## Data shown
◇ ◇ ◇
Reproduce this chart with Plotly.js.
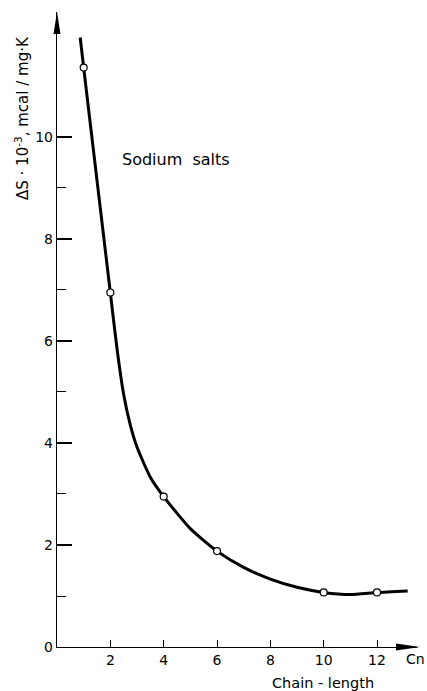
<!DOCTYPE html>
<html>
<head>
<meta charset="utf-8">
<script src="https://cdn.plot.ly/plotly-3.0.1.min.js"></script>
<style>html,body{margin:0;padding:0;background:#fff;}#chart{width:427px;height:691px;}</style>
</head>
<body>
<div id="chart"></div>
<script>
// Measured points (open circles)
const chainLength = [1, 2, 4, 6, 10, 12];
const deltaS = [11.36, 6.95, 2.95, 1.88, 1.07, 1.07];

// Smooth curve
const curveX = [0.87, 1, 1.5, 2, 2.25, 2.5, 2.75, 3, 3.5, 4, 5, 6, 7, 8, 9, 10, 11, 12, 13.15];
const curveY = [11.95, 11.36, 9.15, 6.95, 5.85, 4.95, 4.35, 3.92, 3.33, 2.95, 2.32, 1.88, 1.56, 1.33, 1.17, 1.07, 1.03, 1.07, 1.1];

const xTicks = [2, 4, 6, 8, 10, 12];
const yTicks = [0, 2, 4, 6, 8, 10];
const yMinorTicks = [1, 3, 5, 7, 9];
const xMax = 13.5, yMax = 12.45;

const FONT = "DejaVu Sans, sans-serif";

const traces = [
  {x: curveX, y: curveY, mode: 'lines', line: {color: '#000', width: 3, shape: 'spline', smoothing: 0.6}, hoverinfo: 'skip'},
  {x: chainLength, y: deltaS, mode: 'markers',
   marker: {symbol: 'circle', size: 7, color: '#fff', line: {color: '#000', width: 1.2}}}
];

const layout = {
  width: 427, height: 691,
  margin: {l: 57, r: 10, t: 12, b: 44},
  paper_bgcolor: '#fff', plot_bgcolor: '#fff',
  showlegend: false,
  font: {family: FONT, size: 14, color: '#000'},
  xaxis: {
    range: [0, xMax], showgrid: false, zeroline: false,
    showline: true, linecolor: '#000', linewidth: 1.2,
    tickvals: xTicks, ticktext: xTicks.map(String),
    ticks: 'inside', ticklen: 7, tickwidth: 1, tickcolor: '#000',
    tickfont: {family: FONT, size: 14}
  },
  yaxis: {
    range: [0, yMax], showgrid: false, zeroline: false,
    showline: true, linecolor: '#000', linewidth: 1.2,
    tickvals: yTicks, ticktext: yTicks.map(String),
    ticks: 'inside', ticklen: 15, tickwidth: 1.2, tickcolor: '#000',
    minor: {tickvals: yMinorTicks, ticks: 'inside', ticklen: 9, tickwidth: 1, tickcolor: '#000'},
    tickfont: {family: FONT, size: 14}
  },
  shapes: [
    {type: 'path', xref: 'paper', yref: 'paper', xsizemode: 'pixel', ysizemode: 'pixel',
     xanchor: 1, yanchor: 0, path: 'M3,0 L-21,3.5 L-21,-3.5 Z', fillcolor: '#000', line: {width: 0}},
    {type: 'path', xref: 'paper', yref: 'paper', xsizemode: 'pixel', ysizemode: 'pixel',
     xanchor: 0, yanchor: 1, path: 'M0,0 L-3.5,-22 L3.5,-22 Z', fillcolor: '#000', line: {width: 0}}
  ],
  annotations: [
    {text: 'Sodium&nbsp; salts', xref: 'paper', yref: 'paper', x: (120 - 57) / 360, y: 1 - (160 - 12) / 635,
     xanchor: 'left', yanchor: 'middle', showarrow: false, font: {family: FONT, size: 16}},
    {text: 'Cn', xref: 'paper', yref: 'paper', x: (427 - 57) / 360, y: -(659 - 647) / 635,
     xanchor: 'right', yanchor: 'middle', showarrow: false, font: {family: FONT, size: 14}},
    {text: 'Chain - length', xref: 'paper', yref: 'paper', x: (323 - 57) / 360, y: -(683 - 647) / 635,
     xanchor: 'center', yanchor: 'middle', showarrow: false, font: {family: FONT, size: 14.5}},
    {text: 'ΔS · 10<sup>-3</sup>, mcal / mg·K', xref: 'paper', yref: 'paper', x: (22 - 57) / 360, y: 1 - (118 - 12) / 635,
     xanchor: 'center', yanchor: 'middle', textangle: -90, showarrow: false, font: {family: FONT, size: 15}}
  ]
};

Plotly.newPlot('chart', traces, layout, {displayModeBar: false, staticPlot: true});
</script>
</body>
</html>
◇ ◇ ◇
Return the listing above in full and without alteration, excluding its pictures.

## Solution for this exercise
Reproduce this chart with Plotly.js.
<!DOCTYPE html>
<html>
<head>
<meta charset="utf-8">
<script src="https://cdn.plot.ly/plotly-3.0.1.min.js"></script>
<style>html,body{margin:0;padding:0;background:#fff;}#chart{width:427px;height:691px;}</style>
</head>
<body>
<div id="chart"></div>
<script>
// Measured points (open circles)
const chainLength = [1, 2, 4, 6, 10, 12];
const deltaS = [11.36, 6.95, 2.95, 1.88, 1.07, 1.07];

// Smooth curve
const curveX = [0.87, 1, 1.5, 2, 2.25, 2.5, 2.75, 3, 3.5, 4, 5, 6, 7, 8, 9, 10, 11, 12, 13.15];
const curveY = [11.95, 11.36, 9.15, 6.95, 5.85, 4.95, 4.35, 3.92, 3.33, 2.95, 2.32, 1.88, 1.56, 1.33, 1.17, 1.07, 1.03, 1.07, 1.1];

const xTicks = [2, 4, 6, 8, 10, 12];
const yTicks = [0, 2, 4, 6, 8, 10];
const yMinorTicks = [1, 3, 5, 7, 9];
const xMax = 13.5, yMax = 12.45;

const FONT = "DejaVu Sans, sans-serif";

const traces = [
  {x: curveX, y: curveY, mode: 'lines', line: {color: '#000', width: 3, shape: 'spline', smoothing: 0.6}, hoverinfo: 'skip'},
  {x: chainLength, y: deltaS, mode: 'markers',
   marker: {symbol: 'circle', size: 7, color: '#fff', line: {color: '#000', width: 1.2}}}
];

const layout = {
  width: 427, height: 691,
  margin: {l: 57, r: 10, t: 12, b: 44},
  paper_bgcolor: '#fff', plot_bgcolor: '#fff',
  showlegend: false,
  font: {family: FONT, size: 14, color: '#000'},
  xaxis: {
    range: [0, xMax], showgrid: false, zeroline: false,
    showline: true, linecolor: '#000', linewidth: 1.2,
    tickvals: xTicks, ticktext: xTicks.map(String),
    ticks: 'inside', ticklen: 7, tickwidth: 1, tickcolor: '#000',
    tickfont: {family: FONT, size: 14}
  },
  yaxis: {
    range: [0, yMax], showgrid: false, zeroline: false,
    showline: true, linecolor: '#000', linewidth: 1.2,
    tickvals: yTicks, ticktext: yTicks.map(String),
    ticks: 'inside', ticklen: 15, tickwidth: 1.2, tickcolor: '#000',
    minor: {tickvals: yMinorTicks, ticks: 'inside', ticklen: 9, tickwidth: 1, tickcolor: '#000'},
    tickfont: {family: FONT, size: 14}
  },
  shapes: [
    {type: 'path', xref: 'paper', yref: 'paper', xsizemode: 'pixel', ysizemode: 'pixel',
     xanchor: 1, yanchor: 0, path: 'M3,0 L-21,3.5 L-21,-3.5 Z', fillcolor: '#000', line: {width: 0}},
    {type: 'path', xref: 'paper', yref: 'paper', xsizemode: 'pixel', ysizemode: 'pixel',
     xanchor: 0, yanchor: 1, path: 'M0,0 L-3.5,-22 L3.5,-22 Z', fillcolor: '#000', line: {width: 0}}
  ],
  annotations: [
    {text: 'Sodium&nbsp; salts', xref: 'paper', yref: 'paper', x: (120 - 57) / 360, y: 1 - (160 - 12) / 635,
     xanchor: 'left', yanchor: 'middle', showarrow: false, font: {family: FONT, size: 16}},
    {text: 'Cn', xref: 'paper', yref: 'paper', x: (427 - 57) / 360, y: -(659 - 647) / 635,
     xanchor: 'right', yanchor: 'middle', showarrow: false, font: {family: FONT, size: 14}},
    {text: 'Chain - length', xref: 'paper', yref: 'paper', x: (323 - 57) / 360, y: -(683 - 647) / 635,
     xanchor: 'center', yanchor: 'middle', showarrow: false, font: {family: FONT, size: 14.5}},
    {text: 'ΔS · 10<sup>-3</sup>, mcal / mg·K', xref: 'paper', yref: 'paper', x: (22 - 57) / 360, y: 1 - (118 - 12) / 635,
     xanchor: 'center', yanchor: 'middle', textangle: -90, showarrow: false, font: {family: FONT, size: 15}}
  ]
};

Plotly.newPlot('chart', traces, layout, {displayModeBar: false, staticPlot: true});
</script>
</body>
</html>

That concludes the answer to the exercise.